Officials Met Over Breached Passport Files

State Dept. shares report on candidate passport file breaches with DOJ.

March 25, 2008— -- Justice Department prosecutors have met with State Department officials about the recent data breaches involving contractors who looked at the passport records of the three presidential candidates, Justice officials confirm to ABC News.

Late last week, the State Department acknowledged that several contract employees working for the department had accessed the passport files of presidential hopefuls Barack Obama, Hillary Clinton and John McCain.

Attorneys from the department's criminal division met with officials from the State Department's inspector general's office Friday afternoon, after the breach was revealed publicly.

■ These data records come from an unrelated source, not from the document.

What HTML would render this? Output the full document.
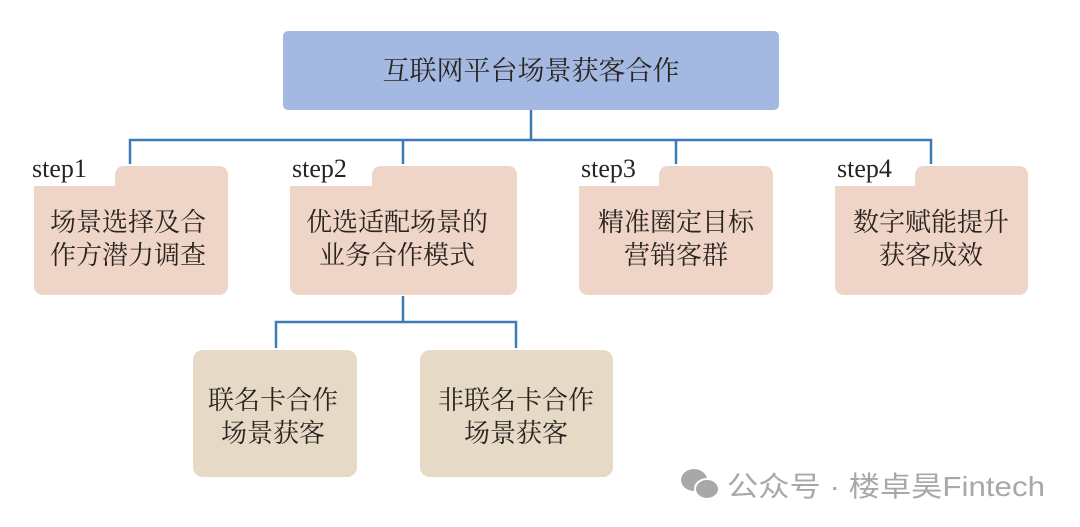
<!DOCTYPE html>
<html><head><meta charset="utf-8"><style>
body{margin:0;background:#fff;width:1080px;height:527px;overflow:hidden}
svg{display:block}
.t{font-family:"Liberation Serif","Noto Serif CJK SC",serif;fill:#2a2420}
</style></head><body>
<svg width="1080" height="527" viewBox="0 0 1080 527">
<rect x="283" y="31" width="496" height="79" rx="5" fill="#a4b9e2"/>
<text class="t" x="531" y="80" font-size="27" text-anchor="middle">互联网平台场景获客合作</text>
<g stroke="#3b7bb6" stroke-width="2.5" fill="none">
<path d="M531 110V140M130 164V140H931V164M403 140V164M676 140V164"/>
<path d="M403 296V322M276 348V322H516V348"/>
</g>
<g fill="#efd5c7">
<path d="M115 176Q115 166 125 166H218Q228 166 228 176V285Q228 295 218 295H44Q34 295 34 285V186H115Z"/>
<path d="M372 176Q372 166 382 166H507Q517 166 517 176V285Q517 295 507 295H300Q290 295 290 285V186H372Z"/>
<path d="M659 176Q659 166 669 166H763Q773 166 773 176V285Q773 295 763 295H589Q579 295 579 285V186H659Z"/>
<path d="M915 176Q915 166 925 166H1018Q1028 166 1028 176V285Q1028 295 1018 295H845Q835 295 835 285V186H915Z"/>
</g>
<g fill="#e6d9c6">
<rect x="193" y="350" width="164" height="127" rx="10"/>
<rect x="420" y="350" width="193" height="127" rx="10"/>
</g>
<g class="t" font-size="26">
<text x="32" y="177">step1</text>
<text x="292" y="177">step2</text>
<text x="581" y="177">step3</text>
<text x="837" y="177">step4</text>
</g>
<g class="t" font-size="26" text-anchor="middle">
<text x="128" y="231">场景选择及合</text><text x="128" y="264">作方潜力调查</text>
<text x="397" y="231">优选适配场景的</text><text x="397" y="264">业务合作模式</text>
<text x="676" y="231">精准圈定目标</text><text x="676" y="264">营销客群</text>
<text x="931" y="231">数字赋能提升</text><text x="931" y="264">获客成效</text>
<text x="273" y="409">联名卡合作</text><text x="273" y="442">场景获客</text>
<text x="516" y="409">非联名卡合作</text><text x="516" y="442">场景获客</text>
</g>
<g fill="#a8a8a8">
<ellipse cx="694" cy="480" rx="13" ry="11"/>
<ellipse cx="707" cy="489" rx="12" ry="10" stroke="#fff" stroke-width="2"/>
</g>
<text x="727" y="496" font-size="28" fill="#a8a8a8" font-family="'Liberation Sans','Noto Sans CJK SC',sans-serif" textLength="318" lengthAdjust="spacingAndGlyphs">公众号 · 楼卓昊Fintech</text>
</svg>
</body></html>
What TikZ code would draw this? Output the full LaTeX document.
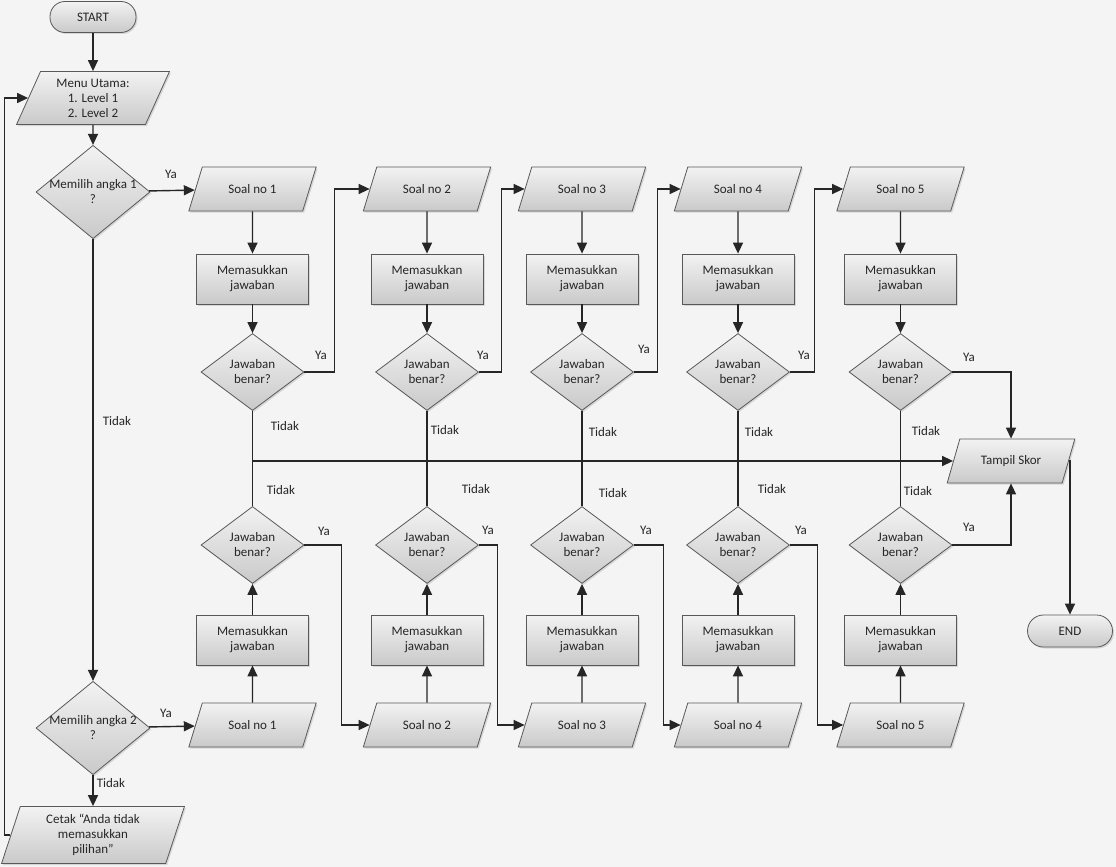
\documentclass[tikz,border=0pt]{standalone}
\usepackage{fontspec}
\setmainfont{Carlito}
\usetikzlibrary{positioning, arrows.meta, shapes.geometric, shadows}

\begin{document}
\begin{tikzpicture}[x=1pt, y=-1pt,
  font=\fontsize{13}{15}\selectfont,
  base/.style={draw=black!65, line width=0.8pt, top color=gray!10, bottom color=gray!42,
    text=black!85, align=center,
    drop shadow={shadow xshift=1.5pt, shadow yshift=-1.5pt, opacity=0.25}},
  terminal/.style={base, rectangle, rounded corners=15pt, minimum width=86pt, minimum height=31pt},
  io/.style={base, trapezium, trapezium left angle=65, trapezium right angle=115,
    trapezium stretches=true, minimum width=128pt, minimum height=44pt},
  proc/.style={base, rectangle, minimum width=112pt, minimum height=50pt},
  decision/.style={base, diamond, inner sep=0pt, minimum width=103pt, minimum height=77pt},
  line/.style={draw=black!85, line width=1.4pt},
  arrow/.style={line, -{Triangle[length=11pt,width=10pt]}},
  lbl/.style={text=black!85, inner sep=1pt}]

  \fill[gray!9] (0,0) rectangle (1116,867);
  \useasboundingbox (0,0) rectangle (1116,867);

  % menu
  \node[terminal] (mulai) at (93,17) {START};
  \node[io, minimum width=153pt, minimum height=53pt, trapezium left angle=68,
    trapezium right angle=112] (menu) at (93,98) {Menu Utama:\\1. Level 1\\2. Level 2};
  \node[decision, minimum width=114pt, minimum height=84pt, inner xsep=-9pt] (pilih1) at (93,192) {Memilih angka 1\\?};
  \node[decision, minimum width=114pt, minimum height=84pt, inner xsep=-9pt] (pilih2) at (93,728) {Memilih angka 2\\?};
  \node[io, minimum width=183pt, minimum height=57pt, trapezium left angle=75,
    trapezium right angle=105] (cetak) at (93,835) {Cetak “Anda tidak\\memasukkan\\pilihan”};

  % level 1
  \node[io] (soal1a) at (252.5,189) {Soal no 1};
  \node[io] (soal2a) at (427,189) {Soal no 2};
  \node[io] (soal3a) at (582,189) {Soal no 3};
  \node[io] (soal4a) at (738,189) {Soal no 4};
  \node[io] (soal5a) at (900.5,189) {Soal no 5};
  \node[proc] (isi1a) at (252.5,279) {Memasukkan\\jawaban};
  \node[proc] (isi2a) at (427,279) {Memasukkan\\jawaban};
  \node[proc] (isi3a) at (582,279) {Memasukkan\\jawaban};
  \node[proc] (isi4a) at (738,279) {Memasukkan\\jawaban};
  \node[proc] (isi5a) at (900.5,279) {Memasukkan\\jawaban};
  \node[decision] (cek1a) at (252.5,372) {Jawaban\\benar?};
  \node[decision] (cek2a) at (427,372) {Jawaban\\benar?};
  \node[decision] (cek3a) at (582,372) {Jawaban\\benar?};
  \node[decision] (cek4a) at (738,372) {Jawaban\\benar?};
  \node[decision] (cek5a) at (900.5,372) {Jawaban\\benar?};

  % level 2
  \node[decision] (cek1b) at (252.5,545) {Jawaban\\benar?};
  \node[decision] (cek2b) at (427,545) {Jawaban\\benar?};
  \node[decision] (cek3b) at (582,545) {Jawaban\\benar?};
  \node[decision] (cek4b) at (738,545) {Jawaban\\benar?};
  \node[decision] (cek5b) at (900.5,545) {Jawaban\\benar?};
  \node[proc] (isi1b) at (252.5,640) {Memasukkan\\jawaban};
  \node[proc] (isi2b) at (427,640) {Memasukkan\\jawaban};
  \node[proc] (isi3b) at (582,640) {Memasukkan\\jawaban};
  \node[proc] (isi4b) at (738,640) {Memasukkan\\jawaban};
  \node[proc] (isi5b) at (900.5,640) {Memasukkan\\jawaban};
  \node[io] (soal1b) at (252.5,725) {Soal no 1};
  \node[io] (soal2b) at (427,725) {Soal no 2};
  \node[io] (soal3b) at (582,725) {Soal no 3};
  \node[io] (soal4b) at (738,725) {Soal no 4};
  \node[io] (soal5b) at (900.5,725) {Soal no 5};

  \node[io] (skor) at (1011,461) {Tampil Skor};
  \node[terminal, minimum width=85pt, minimum height=32pt, rounded corners=16pt] (selesai) at (1070,631) {END};

  % alur menu
  \draw[arrow] (mulai) -- (menu);
  \draw[arrow] (menu) -- (pilih1);
  \draw[arrow] (pilih1) -- (soal1a) node[lbl] at (171,174) {Ya};
  \draw[arrow] (pilih1) -- (pilih2) node[lbl] at (117,421) {Tidak};
  \draw[arrow] (pilih2) -- (soal1b) node[lbl] at (166,713) {Ya};
  \draw[arrow] (pilih2) -- (cetak) node[lbl] at (111,783) {Tidak};
  \draw[arrow] (cetak.west) -- ++(-6,0) |- (menu.west);

  % level 1
  \draw[arrow] (soal1a) -- (isi1a);
  \draw[arrow] (isi1a) -- (cek1a);
  \draw[arrow] (soal2a) -- (isi2a);
  \draw[arrow] (isi2a) -- (cek2a);
  \draw[arrow] (soal3a) -- (isi3a);
  \draw[arrow] (isi3a) -- (cek3a);
  \draw[arrow] (soal4a) -- (isi4a);
  \draw[arrow] (isi4a) -- (cek4a);
  \draw[arrow] (soal5a) -- (isi5a);
  \draw[arrow] (isi5a) -- (cek5a);
  \draw[arrow] (cek1a.east) -- ++(30,0) |- (soal2a.west) node[lbl] at (321,355) {Ya};
  \draw[arrow] (cek2a.east) -- ++(22.5,0) |- (soal3a.west) node[lbl] at (483,355) {Ya};
  \draw[arrow] (cek3a.east) -- ++(23.5,0) |- (soal4a.west) node[lbl] at (644,349) {Ya};
  \draw[arrow] (cek4a.east) -- ++(24.5,0) |- (soal5a.west) node[lbl] at (804,355) {Ya};
  \draw[arrow] (cek5a.east) -| (skor.north) node[lbl] at (969,357) {Ya};

  % level 2
  \draw[arrow] (soal1b) -- (isi1b);
  \draw[arrow] (isi1b) -- (cek1b);
  \draw[arrow] (soal2b) -- (isi2b);
  \draw[arrow] (isi2b) -- (cek2b);
  \draw[arrow] (soal3b) -- (isi3b);
  \draw[arrow] (isi3b) -- (cek3b);
  \draw[arrow] (soal4b) -- (isi4b);
  \draw[arrow] (isi4b) -- (cek4b);
  \draw[arrow] (soal5b) -- (isi5b);
  \draw[arrow] (isi5b) -- (cek5b);
  \draw[arrow] (cek1b.east) -- ++(37,0) |- (soal2b.west) node[lbl] at (324,531) {Ya};
  \draw[arrow] (cek2b.east) -- ++(18.5,0) |- (soal3b.west) node[lbl] at (488,530) {Ya};
  \draw[arrow] (cek3b.east) -- ++(29.5,0) |- (soal4b.west) node[lbl] at (646,530) {Ya};
  \draw[arrow] (cek4b.east) -- ++(27.5,0) |- (soal5b.west) node[lbl] at (801,530) {Ya};
  \draw[arrow] (cek5b.east) -| (skor.south) node[lbl] at (969,527) {Ya};

  % tidak
  \draw[line] (cek1a) -- (cek1b) node[lbl] at (285,426) {Tidak} node[lbl] at (281,490) {Tidak};
  \draw[line] (cek2a) -- (cek2b) node[lbl] at (445,430) {Tidak} node[lbl] at (476,489) {Tidak};
  \draw[line] (cek3a) -- (cek3b) node[lbl] at (603,432) {Tidak} node[lbl] at (613,493) {Tidak};
  \draw[line] (cek4a) -- (cek4b) node[lbl] at (759,432) {Tidak} node[lbl] at (772,489) {Tidak};
  \draw[line] (cek5a) -- (cek5b) node[lbl] at (926,431) {Tidak} node[lbl] at (918,491) {Tidak};
  \draw[arrow] (cek1a.south |- skor.west) -- (skor.west);
  \draw[arrow] (skor.east) -| (selesai.north);
\end{tikzpicture}
\end{document}
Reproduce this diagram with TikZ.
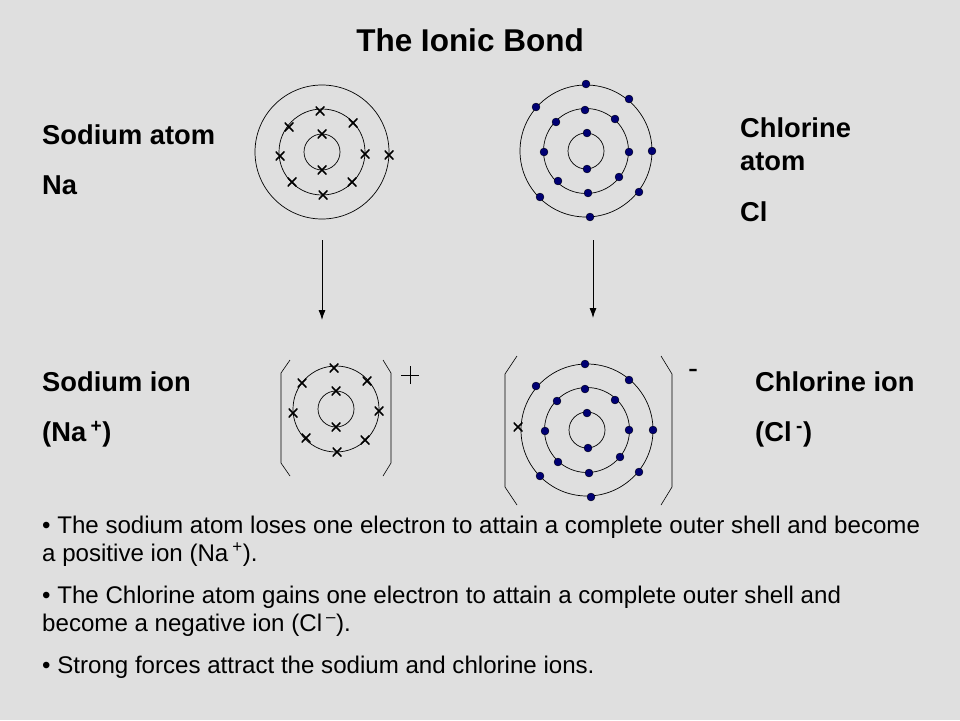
\documentclass[tikz,border=0pt]{standalone}
\usepackage{fontspec}
\usetikzlibrary{arrows.meta}
\setmainfont{Liberation Sans}
\begin{document}
\begin{tikzpicture}[x=1pt,y=-1pt,
  shell/.style={draw=black,line width=0.7pt},
  ecross/.style={path picture={\draw[line width=1.7pt] (path picture bounding box.north west)--(path picture bounding box.south east) (path picture bounding box.north east)--(path picture bounding box.south west);},minimum size=9pt,inner sep=0pt},
  edot/.style={circle,fill=blue!45!black,draw=black,line width=0.3pt,minimum size=8pt,inner sep=0pt},
  lbl/.style={anchor=west,font=\fontsize{27.3}{30}\selectfont\bfseries,inner sep=0pt},
  txt/.style={anchor=west,font=\fontsize{24.1}{26}\selectfont,inner sep=0pt},
  brk/.style={draw=black,line width=0.6pt},
  arr/.style={draw=black,line width=0.9pt,-{Latex[length=10pt,width=7pt]}}]
\fill[gray!25!white] (0,0) rectangle (960,720);
\useasboundingbox (0,0) rectangle (960,720);
\node[font=\fontsize{31.5}{34}\selectfont\bfseries] (title) at (470,40) {The Ionic Bond};
% sodium atom
\coordinate (na) at (322,152);
\draw[shell] (na) circle (18) (na) circle (43) (na) circle (67);
\foreach \p in {(322,134),(322,170),(320,111),(289,127),(353,123),(280,156),(365,154),(292,182),(352,182),(323,195),(389,155)}
  \node[ecross] at \p {};
% chlorine atom
\coordinate (cl) at (586,151);
\draw[shell] (cl) circle (18) (cl) circle (42.5) (cl) circle (66);
\foreach \p in {(587,133),(587,169),(585,110),(556,122),(615,119),(544,152),(629,152),(558,181),(619,177),(588,193),(586,84),(629,99),(536,107),(652,151),(540,197),(639,192),(590,217)}
  \node[edot] at \p {};
% arrows
\coordinate (a1) at (322,240); \coordinate (a2) at (322,320);
\coordinate (b1) at (593,240); \coordinate (b2) at (593,318);
\draw[arr] (a1) -- (a2);
\draw[arr] (b1) -- (b2);
% sodium ion
\coordinate (nai) at (336,409);
\draw[shell] (nai) circle (18) (nai) circle (43);
\foreach \p in {(336,391),(336,427),(334,368),(302,383),(367,381),(293,413),(379,411),(306,438),(365,440),(337,452)}
  \node[ecross] at \p {};
\draw[brk] (290,360) -- (281,373) -- (281,463) -- (290,476);
\draw[brk] (383,360) -- (391,373) -- (391,463) -- (383,476);
\coordinate (pc) at (410,375);
\draw[line width=0.9pt] ([xshift=-9pt]pc) -- ([xshift=9pt]pc) ([yshift=-9pt]pc) -- ([yshift=9pt]pc);
% chlorine ion
\coordinate (cli) at (587,430);
\draw[shell] (cli) circle (18) (cli) circle (42.5) (cli) circle (66);
\foreach \p in {(587,413),(588,448),(585,389),(557,401),(615,400),(545,431),(629,430),(558,462),(620,457),(589,473),(585,364),(629,380),(536,386),(653,430),(540,476),(639,472),(591,497)}
  \node[edot] at \p {};
\node[ecross] at (518,427) {};
\draw[brk] (517,356) -- (505,374) -- (505,487) -- (517,505);
\draw[brk] (661,356) -- (672,374) -- (672,487) -- (661,505);
\node[font=\fontsize{30}{30}\selectfont] (minus) at (693,374) {-};
% labels
\node[lbl] (l1) at (42,135) {Sodium atom};
\node[lbl] (l2) at (42,185) {Na};
\node[lbl] (l3) at (740,128) {Chlorine};
\node[lbl] (l4) at (740,162) {atom};
\node[lbl] (l5) at (740,212) {Cl};
\node[lbl] (l6) at (42,382) {Sodium ion};
\node[lbl] (l7) at (42,434) {(Na\,\textsuperscript{+})};
\node[lbl] (l8) at (755,382) {Chlorine ion};
\node[lbl] (l9) at (755,434) {(Cl\,\textsuperscript{-})};
% bullets
\node[txt] (t1) at (42,527) {• The sodium atom loses one electron to attain a complete outer shell and become};
\node[txt] (t2) at (42,555) {a positive ion (Na\,\textsuperscript{+}).};
\node[txt] (t3) at (42,597) {• The Chlorine atom gains one electron to attain a complete outer shell and};
\node[txt] (t4) at (42,625) {become a negative ion (Cl\,\textsuperscript{–}).};
\node[txt] (t5) at (42,667) {• Strong forces attract the sodium and chlorine ions.};
\end{tikzpicture}
\end{document}
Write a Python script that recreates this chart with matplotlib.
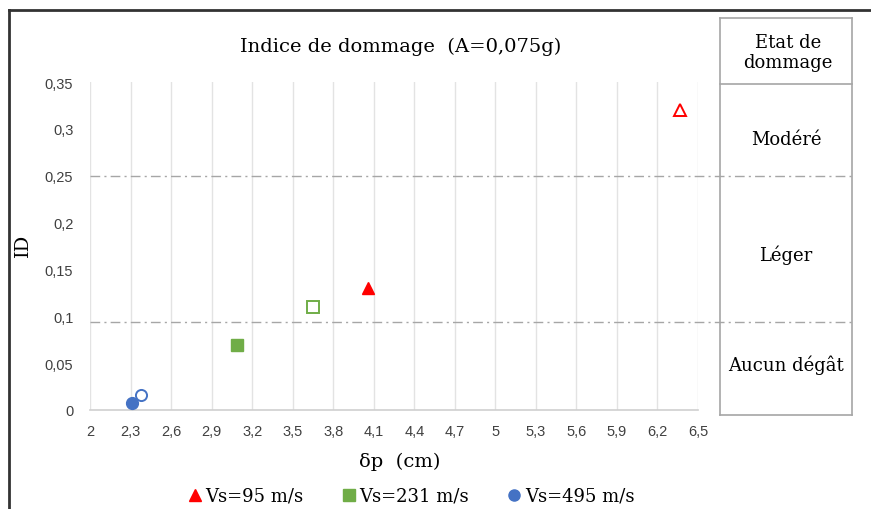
import matplotlib.pyplot as plt
from matplotlib.lines import Line2D

# data
series_labels = ['Vs=95 m/s', 'Vs=231 m/s', 'Vs=495 m/s']
series_colors = ['#ff0000', '#70ad47', '#4472c4']
series_markers = ['^', 's', 'o']
dp_filled = [4.06, 3.09, 2.31]
id_filled = [0.130, 0.069, 0.008]
dp_open = [6.37, 3.65, 2.38]
id_open = [0.320, 0.110, 0.016]

x_ticks = [2, 2.3, 2.6, 2.9, 3.2, 3.5, 3.8, 4.1, 4.4, 4.7, 5, 5.3, 5.6, 5.9, 6.2, 6.5]
y_ticks = [0, 0.05, 0.1, 0.15, 0.2, 0.25, 0.3, 0.35]
limits = [0.094, 0.25]
states = ['Aucun dégât', 'Léger', 'Modéré']

serif = 'DejaVu Serif'
sans = 'Liberation Sans'

W, H = 871, 510
fig = plt.figure(figsize=(W / 100, H / 100), dpi=100)

def fx(px):
    return px / W

def fy(py):
    return 1 - py / H

ax = fig.add_axes([fx(90), fy(411), fx(698) - fx(90), fy(83) - fy(411)])

for i in range(3):
    ax.plot(dp_filled[i], id_filled[i], series_markers[i], color=series_colors[i],
            markersize=8.5, zorder=3)
    ax.plot(dp_open[i], id_open[i], series_markers[i], markerfacecolor='white',
            markeredgecolor=series_colors[i], markeredgewidth=1.4, markersize=8, zorder=3)

ax.set_xlim(2, 6.5)
ax.set_ylim(0, 0.35)
ax.set_xticks(x_ticks)
ax.set_xticklabels([str(v).replace('.', ',') for v in x_ticks])
ax.set_yticks(y_ticks)
ax.set_yticklabels(['0' if v == 0 else f'{v:g}'.replace('.', ',') for v in y_ticks])
ax.tick_params(length=0, labelsize=10.5, colors='#404040', pad=10)
for lab in ax.get_xticklabels() + ax.get_yticklabels():
    lab.set_fontfamily(sans)
ax.tick_params(axis='y', pad=12)
ax.grid(axis='x', color='#e3e3e3', lw=1)
ax.set_axisbelow(True)
for s in ['top', 'right', 'left']:
    ax.spines[s].set_visible(False)
ax.spines['bottom'].set_color('#cfcfcf')
ax.spines['bottom'].set_linewidth(1.2)

fig.text(fx(401), fy(47), 'Indice de dommage  (A=0,075g)', ha='center', va='center',
         family=serif, fontsize=14)
fig.text(fx(400), fy(462), 'δp  (cm)', ha='center', va='center', family=serif, fontsize=14)
fig.text(fx(23), fy(245), 'ID', ha='center', va='center', rotation=90, family=serif, fontsize=14)

# outer frame
fig.add_artist(Line2D([fx(9), fx(9)], [0, fy(10.5)], color='#333333', lw=2))
fig.add_artist(Line2D([fx(9), 1], [fy(10.5), fy(10.5)], color='#333333', lw=2))

# damage state table
tl, tr, tt, th, tb = 720, 852, 19, 85, 416
for xs, ys in [([tl, tr], [tt, tt]), ([tl, tr], [th, th]), ([tl, tr], [tb, tb]),
               ([tl, tl], [tt, tb]), ([tr, tr], [tt, tb])]:
    fig.add_artist(Line2D([fx(v) for v in xs], [fy(v) for v in ys], color='#a6a6a6', lw=1.2))
fig.text(fx(788), fy(53), 'Etat de\ndommage', ha='center', va='center', family=serif,
         fontsize=13, linespacing=1.1)

# limit lines across plot and table
for lim in limits:
    py = 411 - lim / 0.35 * 328
    fig.add_artist(Line2D([fx(90), fx(tr)], [fy(py), fy(py)], color='#a6a6a6', lw=1,
                          linestyle=(0, (7, 3, 1.5, 3))))

state_y = [365, 255, 140]
for st, py in zip(states, state_y):
    fig.text(fx(786), fy(py), st, ha='center', va='center', family=serif, fontsize=13)

handles = [Line2D([], [], linestyle='none', marker=m, color=c, markersize=8)
           for m, c in zip(series_markers, series_colors)]
fig.legend(handles, series_labels, loc='center', bbox_to_anchor=(fx(410), fy(497)),
           ncol=3, frameon=False, prop={'family': serif, 'size': 13},
           handletextpad=0.1, columnspacing=2.0, handlelength=1.0)

fig.savefig('out.png', dpi=100)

Justice Department officials say that a criminal investigation has not been opened at this time and a referral has not been sent by the State Department, but they have been briefed on the inspector general's review.

In a letter sent Tuesday, the chairman and ranking member of the Senate Judiciary Committee, Sens. Patrick Leahy, D-Vt. and Arlen Specter, R-Penn., asked Attorney General Michael Mukasey for the Justice Department to open an investigation.

"We ask that you take immediate action to look into this matter, and inform us what preliminary steps the department is taking to determine whether these passport file breaches involved the violation of federal laws," the senators wrote.

"The Justice Department should not wait to be handed 'a box full of evidence,' as you said at your recent briefing, before determining whether federal laws were broken."

At the Friday briefing with reporters, that the senators reference, Mukasey said, "There is an inspector general inquiry going on at the State Department, and absent everything else, we're going to await any reference or any other development … if somebody walked in here with a box full of evidence, that wouldn't be turned away," Mukasey said.

Asked about the inquiry from Congress and the meeting, Brian Roehrkasse, Justice Department director of public affairs, said, "After the attorney general's remarks on Friday, Justice Department prosecutors met with officials from the State Department inspector general's office on this matter, and are coordinating with the office of inspector general on its investigative efforts. Due to the ongoing nature of these efforts, the department will have no further comment at this time."